* [Supplied information]:
:::::

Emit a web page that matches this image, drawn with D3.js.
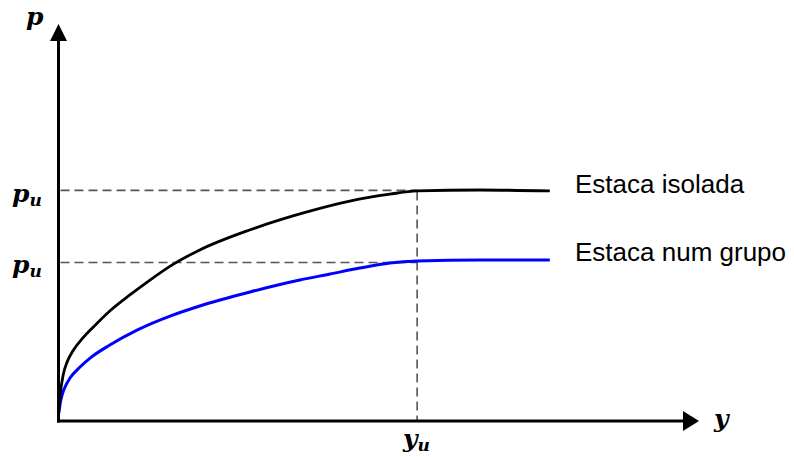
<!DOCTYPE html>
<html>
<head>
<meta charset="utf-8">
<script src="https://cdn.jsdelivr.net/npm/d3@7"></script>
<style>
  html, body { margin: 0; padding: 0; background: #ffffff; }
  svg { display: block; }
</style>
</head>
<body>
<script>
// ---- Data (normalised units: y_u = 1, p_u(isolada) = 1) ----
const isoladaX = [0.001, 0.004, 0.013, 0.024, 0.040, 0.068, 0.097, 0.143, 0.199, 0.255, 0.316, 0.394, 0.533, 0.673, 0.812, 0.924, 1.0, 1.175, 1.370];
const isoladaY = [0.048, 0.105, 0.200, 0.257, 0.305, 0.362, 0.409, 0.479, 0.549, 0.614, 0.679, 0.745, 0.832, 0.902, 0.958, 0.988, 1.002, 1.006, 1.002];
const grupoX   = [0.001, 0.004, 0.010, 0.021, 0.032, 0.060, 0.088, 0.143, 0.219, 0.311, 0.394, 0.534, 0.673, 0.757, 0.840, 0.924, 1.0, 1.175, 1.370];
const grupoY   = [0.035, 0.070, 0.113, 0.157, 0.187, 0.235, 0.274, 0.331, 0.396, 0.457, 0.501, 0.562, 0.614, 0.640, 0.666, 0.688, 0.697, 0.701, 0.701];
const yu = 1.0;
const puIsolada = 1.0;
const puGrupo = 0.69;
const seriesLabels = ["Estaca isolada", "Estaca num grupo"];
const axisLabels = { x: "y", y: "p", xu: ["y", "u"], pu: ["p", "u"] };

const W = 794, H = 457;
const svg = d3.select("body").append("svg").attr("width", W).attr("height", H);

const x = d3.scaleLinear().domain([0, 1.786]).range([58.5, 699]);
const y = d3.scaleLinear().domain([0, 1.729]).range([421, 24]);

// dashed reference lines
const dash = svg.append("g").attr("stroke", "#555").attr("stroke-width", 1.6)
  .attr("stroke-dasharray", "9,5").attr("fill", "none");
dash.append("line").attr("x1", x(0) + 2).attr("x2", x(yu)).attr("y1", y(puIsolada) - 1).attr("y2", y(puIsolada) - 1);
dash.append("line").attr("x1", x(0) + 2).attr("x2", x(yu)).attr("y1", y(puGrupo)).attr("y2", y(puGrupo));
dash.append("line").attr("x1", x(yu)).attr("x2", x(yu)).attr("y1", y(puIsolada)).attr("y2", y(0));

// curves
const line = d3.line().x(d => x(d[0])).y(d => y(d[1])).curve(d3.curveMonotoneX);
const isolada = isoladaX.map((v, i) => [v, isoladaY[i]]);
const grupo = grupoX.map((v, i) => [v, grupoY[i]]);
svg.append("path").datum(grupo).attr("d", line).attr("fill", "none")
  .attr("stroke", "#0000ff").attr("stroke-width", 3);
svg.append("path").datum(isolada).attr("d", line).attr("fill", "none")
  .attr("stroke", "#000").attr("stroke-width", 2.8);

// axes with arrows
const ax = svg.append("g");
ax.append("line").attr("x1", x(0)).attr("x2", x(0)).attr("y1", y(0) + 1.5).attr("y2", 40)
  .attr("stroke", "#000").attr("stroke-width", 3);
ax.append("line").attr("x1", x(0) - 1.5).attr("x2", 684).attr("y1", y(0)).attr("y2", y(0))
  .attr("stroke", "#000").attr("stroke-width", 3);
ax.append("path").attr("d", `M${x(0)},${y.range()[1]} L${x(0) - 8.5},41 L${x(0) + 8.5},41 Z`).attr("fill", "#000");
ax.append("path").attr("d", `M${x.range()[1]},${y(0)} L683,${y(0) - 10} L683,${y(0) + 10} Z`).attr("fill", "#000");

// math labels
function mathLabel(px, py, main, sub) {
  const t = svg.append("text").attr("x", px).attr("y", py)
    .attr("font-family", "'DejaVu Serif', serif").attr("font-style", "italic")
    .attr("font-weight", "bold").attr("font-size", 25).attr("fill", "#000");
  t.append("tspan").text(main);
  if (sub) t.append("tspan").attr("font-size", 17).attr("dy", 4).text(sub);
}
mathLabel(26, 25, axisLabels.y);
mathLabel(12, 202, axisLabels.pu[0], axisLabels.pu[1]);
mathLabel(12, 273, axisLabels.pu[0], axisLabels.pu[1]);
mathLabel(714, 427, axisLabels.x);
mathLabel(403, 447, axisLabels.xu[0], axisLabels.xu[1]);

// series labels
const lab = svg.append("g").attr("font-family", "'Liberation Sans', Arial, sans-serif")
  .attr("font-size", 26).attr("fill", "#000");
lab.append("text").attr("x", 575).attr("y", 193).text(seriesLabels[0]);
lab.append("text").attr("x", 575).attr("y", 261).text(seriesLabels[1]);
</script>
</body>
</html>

:::::

* [Set exercise]: Please extract exactly the lines of the data, from the first through the line containing "const y = d3.scaleLinear().domain([0, 1.729]).range([421, 24]);", and add no pictures to the copy.

* [Full response]:
Emit a web page that matches this image, drawn with D3.js.
<!DOCTYPE html>
<html>
<head>
<meta charset="utf-8">
<script src="https://cdn.jsdelivr.net/npm/d3@7"></script>
<style>
  html, body { margin: 0; padding: 0; background: #ffffff; }
  svg { display: block; }
</style>
</head>
<body>
<script>
// ---- Data (normalised units: y_u = 1, p_u(isolada) = 1) ----
const isoladaX = [0.001, 0.004, 0.013, 0.024, 0.040, 0.068, 0.097, 0.143, 0.199, 0.255, 0.316, 0.394, 0.533, 0.673, 0.812, 0.924, 1.0, 1.175, 1.370];
const isoladaY = [0.048, 0.105, 0.200, 0.257, 0.305, 0.362, 0.409, 0.479, 0.549, 0.614, 0.679, 0.745, 0.832, 0.902, 0.958, 0.988, 1.002, 1.006, 1.002];
const grupoX   = [0.001, 0.004, 0.010, 0.021, 0.032, 0.060, 0.088, 0.143, 0.219, 0.311, 0.394, 0.534, 0.673, 0.757, 0.840, 0.924, 1.0, 1.175, 1.370];
const grupoY   = [0.035, 0.070, 0.113, 0.157, 0.187, 0.235, 0.274, 0.331, 0.396, 0.457, 0.501, 0.562, 0.614, 0.640, 0.666, 0.688, 0.697, 0.701, 0.701];
const yu = 1.0;
const puIsolada = 1.0;
const puGrupo = 0.69;
const seriesLabels = ["Estaca isolada", "Estaca num grupo"];
const axisLabels = { x: "y", y: "p", xu: ["y", "u"], pu: ["p", "u"] };

const W = 794, H = 457;
const svg = d3.select("body").append("svg").attr("width", W).attr("height", H);

const x = d3.scaleLinear().domain([0, 1.786]).range([58.5, 699]);
const y = d3.scaleLinear().domain([0, 1.729]).range([421, 24]);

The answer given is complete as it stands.